Titane est un film très controversé, radical et polémique. Parler du ressenti général du spectateur ou de la spectatrice est quasiment impossible. C’est pourquoi j’aimerais partager mon expérience personnelle et tenter de l’expliquer au mieux.
Tout d’abord, le long-métrage peut être divisé en deux parties. La première raconte l’histoire d’Alexia, une jeune femme qui souffre d’un syndrome post-traumatique suite à un grave accident de voiture survenu dans son enfance. Lors de l’opération, les médecins lui greffent une plaque de titane dans le crâne. Un dizaine d’années plus tard, on rencontre Alexia dans son activité professionnelle : la jeune femme est danseuse dans un salon de tuning. Dès les premières minutes du film, Alexia s’en prend violemment à un fan qui la harcèle à la sortie du salon. On comprend subitement que son syndrome post-traumatique la plonge dans une sorte de folie meurtrière.
Cette première partie du film aura été extrêmement violente à regarder. Je ne cache pas qu’à plusieurs moments, j’ai détourné le regard, tellement les scènes étaient sanglantes. À mon sens, la première partie est articulée autour de l’idée que le corps humain est friable et fragile. Ce thème est reflété par la série de meurtres compulsifs que commet Alexia et est amplifié par le son des corps qui se déchirent, se percent et se font écraser par Alexia. Cela en devient presque une chorégraphie d'assassinats, aussi imaginatifs que monstrueux. On identifie la fascination pour le corps qui se transforme, qui change et se désagrège sous les coups de la jeune femme.
J’aimerais souligner le jeu très impressionnant d’Agathe Rousselle qui interprète une Alexia qui semble n’avoir aucune empathie et pour qui tuer devient source de jouissance.
Dans la seconde partie du film, on suit la cavale d’Alexia qui, recherchée par la police pour ses meurtres, décide de changer d’apparence. On croise une nouvelle fois le thème de la transformation du corps, cher à Julia Ducournau. Alexia décide de s’automutiler pour ressembler à un garçon porté disparu depuis plusieurs années. Ainsi, Vincent, chef d’une caserne de pompiers, vient récupérer Alexia, ou plutôt Adrien, son fils.
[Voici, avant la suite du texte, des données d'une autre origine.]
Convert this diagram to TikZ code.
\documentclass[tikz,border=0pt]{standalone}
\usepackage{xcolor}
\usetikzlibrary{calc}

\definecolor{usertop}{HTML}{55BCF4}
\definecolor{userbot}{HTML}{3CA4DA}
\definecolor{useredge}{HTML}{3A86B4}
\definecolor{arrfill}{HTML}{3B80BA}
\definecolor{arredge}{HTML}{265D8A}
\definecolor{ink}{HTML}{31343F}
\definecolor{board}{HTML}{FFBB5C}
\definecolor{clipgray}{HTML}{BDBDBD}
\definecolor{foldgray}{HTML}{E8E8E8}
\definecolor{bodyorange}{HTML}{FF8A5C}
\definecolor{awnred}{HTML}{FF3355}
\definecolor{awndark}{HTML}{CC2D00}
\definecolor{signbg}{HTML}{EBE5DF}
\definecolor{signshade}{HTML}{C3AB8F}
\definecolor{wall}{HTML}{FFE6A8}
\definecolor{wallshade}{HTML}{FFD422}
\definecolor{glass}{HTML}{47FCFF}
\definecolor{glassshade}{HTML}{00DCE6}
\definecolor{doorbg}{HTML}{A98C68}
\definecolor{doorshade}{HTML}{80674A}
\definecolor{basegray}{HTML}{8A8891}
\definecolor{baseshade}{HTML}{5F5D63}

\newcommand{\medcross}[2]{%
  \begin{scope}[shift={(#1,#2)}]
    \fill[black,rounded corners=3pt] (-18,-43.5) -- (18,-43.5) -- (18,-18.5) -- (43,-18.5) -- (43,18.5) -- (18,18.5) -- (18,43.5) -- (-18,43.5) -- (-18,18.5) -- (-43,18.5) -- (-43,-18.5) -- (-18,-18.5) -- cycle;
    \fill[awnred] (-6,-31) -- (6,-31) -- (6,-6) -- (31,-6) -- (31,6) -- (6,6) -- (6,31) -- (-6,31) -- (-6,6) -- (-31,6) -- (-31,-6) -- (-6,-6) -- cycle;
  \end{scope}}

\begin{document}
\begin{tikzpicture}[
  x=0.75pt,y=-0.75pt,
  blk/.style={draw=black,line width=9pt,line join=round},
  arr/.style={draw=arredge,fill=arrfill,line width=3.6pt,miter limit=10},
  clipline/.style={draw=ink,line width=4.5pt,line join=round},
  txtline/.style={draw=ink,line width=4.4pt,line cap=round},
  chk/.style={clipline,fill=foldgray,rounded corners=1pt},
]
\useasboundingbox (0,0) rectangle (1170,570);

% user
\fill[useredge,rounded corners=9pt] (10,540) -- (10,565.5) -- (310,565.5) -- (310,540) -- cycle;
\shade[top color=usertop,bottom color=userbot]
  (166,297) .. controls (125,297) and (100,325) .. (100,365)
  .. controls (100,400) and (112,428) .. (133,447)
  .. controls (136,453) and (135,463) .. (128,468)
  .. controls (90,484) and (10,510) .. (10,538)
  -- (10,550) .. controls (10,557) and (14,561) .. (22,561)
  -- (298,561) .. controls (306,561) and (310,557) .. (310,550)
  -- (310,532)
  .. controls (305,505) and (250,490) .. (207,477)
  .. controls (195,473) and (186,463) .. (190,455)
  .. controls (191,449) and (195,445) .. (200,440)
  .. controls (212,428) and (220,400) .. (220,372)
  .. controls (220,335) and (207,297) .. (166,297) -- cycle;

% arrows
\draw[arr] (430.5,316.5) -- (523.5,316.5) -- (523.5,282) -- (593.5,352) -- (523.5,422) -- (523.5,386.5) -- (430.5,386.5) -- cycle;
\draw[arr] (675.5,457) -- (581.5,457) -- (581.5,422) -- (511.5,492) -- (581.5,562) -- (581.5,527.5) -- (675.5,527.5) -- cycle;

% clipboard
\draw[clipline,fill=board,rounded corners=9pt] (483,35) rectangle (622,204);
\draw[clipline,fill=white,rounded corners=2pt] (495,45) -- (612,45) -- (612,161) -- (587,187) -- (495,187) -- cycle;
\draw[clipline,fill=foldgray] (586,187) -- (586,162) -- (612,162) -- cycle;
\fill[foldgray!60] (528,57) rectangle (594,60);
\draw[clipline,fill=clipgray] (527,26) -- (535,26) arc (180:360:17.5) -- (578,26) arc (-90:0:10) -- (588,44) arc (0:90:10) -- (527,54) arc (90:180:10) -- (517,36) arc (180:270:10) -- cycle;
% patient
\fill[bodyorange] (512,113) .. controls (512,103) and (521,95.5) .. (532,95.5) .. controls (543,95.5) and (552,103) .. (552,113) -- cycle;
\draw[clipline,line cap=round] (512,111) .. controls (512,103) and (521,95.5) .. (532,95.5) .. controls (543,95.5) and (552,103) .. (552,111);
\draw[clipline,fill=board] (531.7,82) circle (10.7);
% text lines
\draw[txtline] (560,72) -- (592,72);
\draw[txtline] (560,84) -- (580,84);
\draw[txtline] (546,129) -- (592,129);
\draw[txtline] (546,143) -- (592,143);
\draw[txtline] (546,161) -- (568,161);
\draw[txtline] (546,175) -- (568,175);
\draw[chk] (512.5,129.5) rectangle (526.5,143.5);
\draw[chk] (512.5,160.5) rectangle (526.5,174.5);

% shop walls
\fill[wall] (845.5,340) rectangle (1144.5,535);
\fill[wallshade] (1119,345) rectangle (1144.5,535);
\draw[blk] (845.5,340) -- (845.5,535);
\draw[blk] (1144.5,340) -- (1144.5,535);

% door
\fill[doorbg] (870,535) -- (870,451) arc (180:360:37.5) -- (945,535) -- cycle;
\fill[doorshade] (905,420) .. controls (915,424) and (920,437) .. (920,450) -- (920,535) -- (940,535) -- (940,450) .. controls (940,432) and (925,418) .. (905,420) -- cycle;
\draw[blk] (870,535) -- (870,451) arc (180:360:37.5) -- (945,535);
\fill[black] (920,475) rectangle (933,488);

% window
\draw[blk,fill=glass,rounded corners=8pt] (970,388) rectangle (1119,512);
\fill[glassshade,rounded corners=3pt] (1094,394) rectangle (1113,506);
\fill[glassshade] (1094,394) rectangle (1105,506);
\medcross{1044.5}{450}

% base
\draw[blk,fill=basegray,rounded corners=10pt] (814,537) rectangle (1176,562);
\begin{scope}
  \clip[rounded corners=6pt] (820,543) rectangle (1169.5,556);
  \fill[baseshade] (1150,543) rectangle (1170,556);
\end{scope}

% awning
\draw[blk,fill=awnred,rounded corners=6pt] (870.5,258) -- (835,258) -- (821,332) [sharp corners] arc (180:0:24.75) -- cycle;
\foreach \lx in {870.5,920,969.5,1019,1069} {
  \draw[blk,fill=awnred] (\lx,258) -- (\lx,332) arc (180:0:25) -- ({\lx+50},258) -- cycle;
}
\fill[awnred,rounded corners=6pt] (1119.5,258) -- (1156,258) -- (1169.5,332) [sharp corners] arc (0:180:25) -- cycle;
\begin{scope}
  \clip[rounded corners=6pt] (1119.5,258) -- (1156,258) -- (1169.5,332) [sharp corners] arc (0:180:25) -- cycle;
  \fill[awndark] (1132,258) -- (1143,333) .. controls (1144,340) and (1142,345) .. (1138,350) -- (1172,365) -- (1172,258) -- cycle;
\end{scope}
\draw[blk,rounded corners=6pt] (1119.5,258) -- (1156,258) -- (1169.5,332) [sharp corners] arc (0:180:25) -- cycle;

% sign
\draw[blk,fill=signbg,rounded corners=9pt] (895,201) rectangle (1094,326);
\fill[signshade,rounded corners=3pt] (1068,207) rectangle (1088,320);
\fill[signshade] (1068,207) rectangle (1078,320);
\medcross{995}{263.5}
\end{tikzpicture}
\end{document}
À partir de ce moment, la narration ne se concentre plus sur les meurtres de la jeune femme mais s’intéresse à la relation entre Vincent et Adrien/Alexia. Vincent Lindon interprète ce vieux pompier dopé aux stéroïdes qui cache une grande sensibilité et le besoin de retrouver son fils. Alexia, quant à elle, se dévoile sous une nouvelle forme puisque l’on comprend qu’elle éprouve en réalité un grand manque d’affection et d’amour, ce qui donne une profondeur au personnage qui, jusque-là, ne se montrait qu’à travers ses pulsions meurtrières.
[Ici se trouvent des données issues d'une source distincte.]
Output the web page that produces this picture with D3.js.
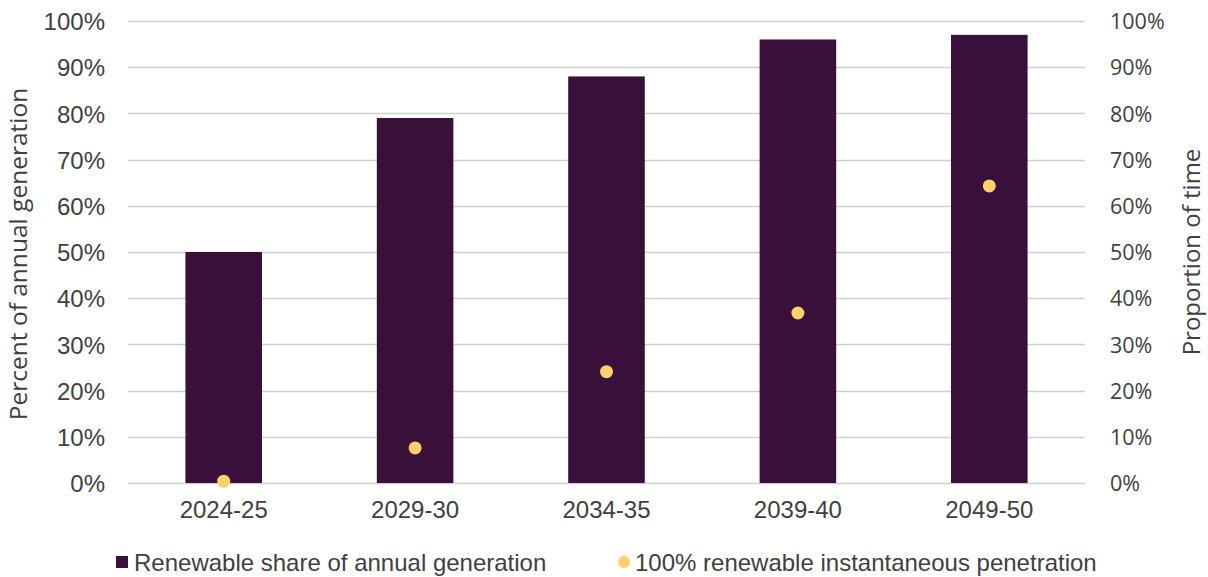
<!DOCTYPE html>
<html><head><meta charset="utf-8">
<script src="https://cdn.jsdelivr.net/npm/d3@7"></script>
<style>body{margin:0;background:#fff}svg{display:block}</style>
</head><body>
<svg id="c" width="1208" height="577"></svg>
<script>
const categories = ["2024-25","2029-30","2034-35","2039-40","2049-50"];
const renewableShare = [50, 79, 88, 96, 97];
const instantaneous100 = [0.4, 7.6, 24.1, 36.8, 64.3];
const tickValues = [0,10,20,30,40,50,60,70,80,90,100];
const seriesNames = ["Renewable share of annual generation","100% renewable instantaneous penetration"];

const svg = d3.select("#c");
const pLeft = 128, pRight = 1085, pTop = 21, pBottom = 483;
const x = d3.scaleBand().domain(categories).range([pLeft, pRight]).paddingInner(0.6).paddingOuter(0.3);
const y = d3.scaleLinear().domain([0,100]).range([pBottom, pTop]);
const y2 = d3.scaleLinear().domain([0,100]).range([pBottom, pTop]);
const barColor = "#38103a", dotColor = "#fdd06c", textColor = "#404040";

// grid
svg.append("g").selectAll("line").data(tickValues).join("line")
  .attr("x1", pLeft).attr("x2", pRight)
  .attr("y1", d => Math.round(y(d))+0.5).attr("y2", d => Math.round(y(d))+0.5)
  .attr("stroke", "#d0d0d0").attr("stroke-width", 1.3);

// bars
svg.append("g").selectAll("rect").data(categories).join("rect")
  .attr("x", d => x(d)).attr("width", x.bandwidth())
  .attr("y", (d,i) => y(renewableShare[i]))
  .attr("height", (d,i) => y(0) - y(renewableShare[i]))
  .attr("fill", barColor);

// dots
svg.append("g").selectAll("circle").data(categories).join("circle")
  .attr("cx", d => x(d) + x.bandwidth()/2)
  .attr("cy", (d,i) => y2(instantaneous100[i]))
  .attr("r", 6.5).attr("fill", dotColor);

// left axis
const la = svg.append("g").attr("transform", `translate(${pLeft-23},0)`)
  .call(d3.axisLeft(y).tickValues(tickValues).tickFormat(d => d + "%").tickSize(0).tickPadding(0));
la.select(".domain").remove();
la.selectAll("text").attr("font-family","Liberation Sans, Arial, sans-serif").attr("font-size","24px").attr("fill",textColor).attr("dy","0.36em");

// right axis
const ra = svg.append("g").attr("transform", `translate(${pRight+25},0)`)
  .call(d3.axisRight(y2).tickValues(tickValues).tickFormat(d => d + "%").tickSize(0).tickPadding(0));
ra.select(".domain").remove();
ra.selectAll("text").attr("font-family","Open Sans, sans-serif").attr("font-size","21.5px").attr("fill",textColor).attr("dy","0.36em");

// x axis
const xa = svg.append("g").attr("transform", `translate(0,${pBottom+17})`)
  .call(d3.axisBottom(x).tickSize(0).tickPadding(0));
xa.select(".domain").remove();
xa.selectAll("text").attr("font-family","Liberation Sans, Arial, sans-serif").attr("font-size","24px").attr("fill",textColor).attr("dy","0.75em");

// axis titles
svg.append("text").attr("transform", `translate(27,${(pTop+pBottom)/2 + 2}) rotate(-90)`)
  .attr("text-anchor","middle").attr("font-family","Open Sans, sans-serif").attr("font-weight",400)
  .attr("font-size","24.5px").attr("fill",textColor).text("Percent of annual generation");
svg.append("text").attr("transform", `translate(1200,${(pTop+pBottom)/2}) rotate(-90)`)
  .attr("text-anchor","middle").attr("font-family","Open Sans, sans-serif").attr("font-weight",400)
  .attr("font-size","24px").attr("fill",textColor).text("Proportion of time");

// legend
const lg = svg.append("g").attr("font-family","Liberation Sans, Arial, sans-serif").attr("font-size","24px").attr("fill",textColor);
lg.append("rect").attr("x",116).attr("y",556).attr("width",12).attr("height",12).attr("fill",barColor);
lg.append("text").attr("x",134).attr("y",571).text(seriesNames[0]);
lg.append("circle").attr("cx",624).attr("cy",562).attr("r",6).attr("fill",dotColor);
lg.append("text").attr("x",635).attr("y",571).text(seriesNames[1]);
</script>
</body></html>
Cette seconde partie, selon moi, compense les atrocités de la première. On assiste à des scènes de tendresse et d’entraide entre les deux protagonistes, mélangeant l’aspect dérangeant de la situation à de l’humour. Cette relation basée sur le mensonge en vient même à être touchante et sincère.
À la fin de la séance, je n’avais aucune idée de ce que je pensais de ce film. La seule chose que je savais, c’est que Titane ne m’avait pas du tout laissée indifférente. J’étais partagée entre les horreurs et la violence de la première partie qui me chamboulaient encore et la seconde partie beaucoup plus tendre et drôle. Quelques jours après avoir vu Titane , j’avais un peu mieux digéré le film, mais je me demandais ce que la réalisatrice voulait faire passer comme message à travers cette histoire. C’est en visionnant la remise de la Palme d’or à Julia Ducournau qu’on comprend ses intentions : « La monstruosité qui fait peur à certains et traverse mon travail, c'est une arme et une force pour repousser les murs de la normativité qui nous enferment et nous séparent. »
Je trouve les ambitions de la réalisatrice très importantes, elles bousculent les étiquettes et les cases dans lesquelles la société place les personnes qui sortent de la norme. On comprend que Julia Ducournau ne cherche pas à montrer la « monstruosité » gratuitement, mais à s’en servir pour donner une place à ces personnes qui sont marginalisées et brimées par une norme arbitraire.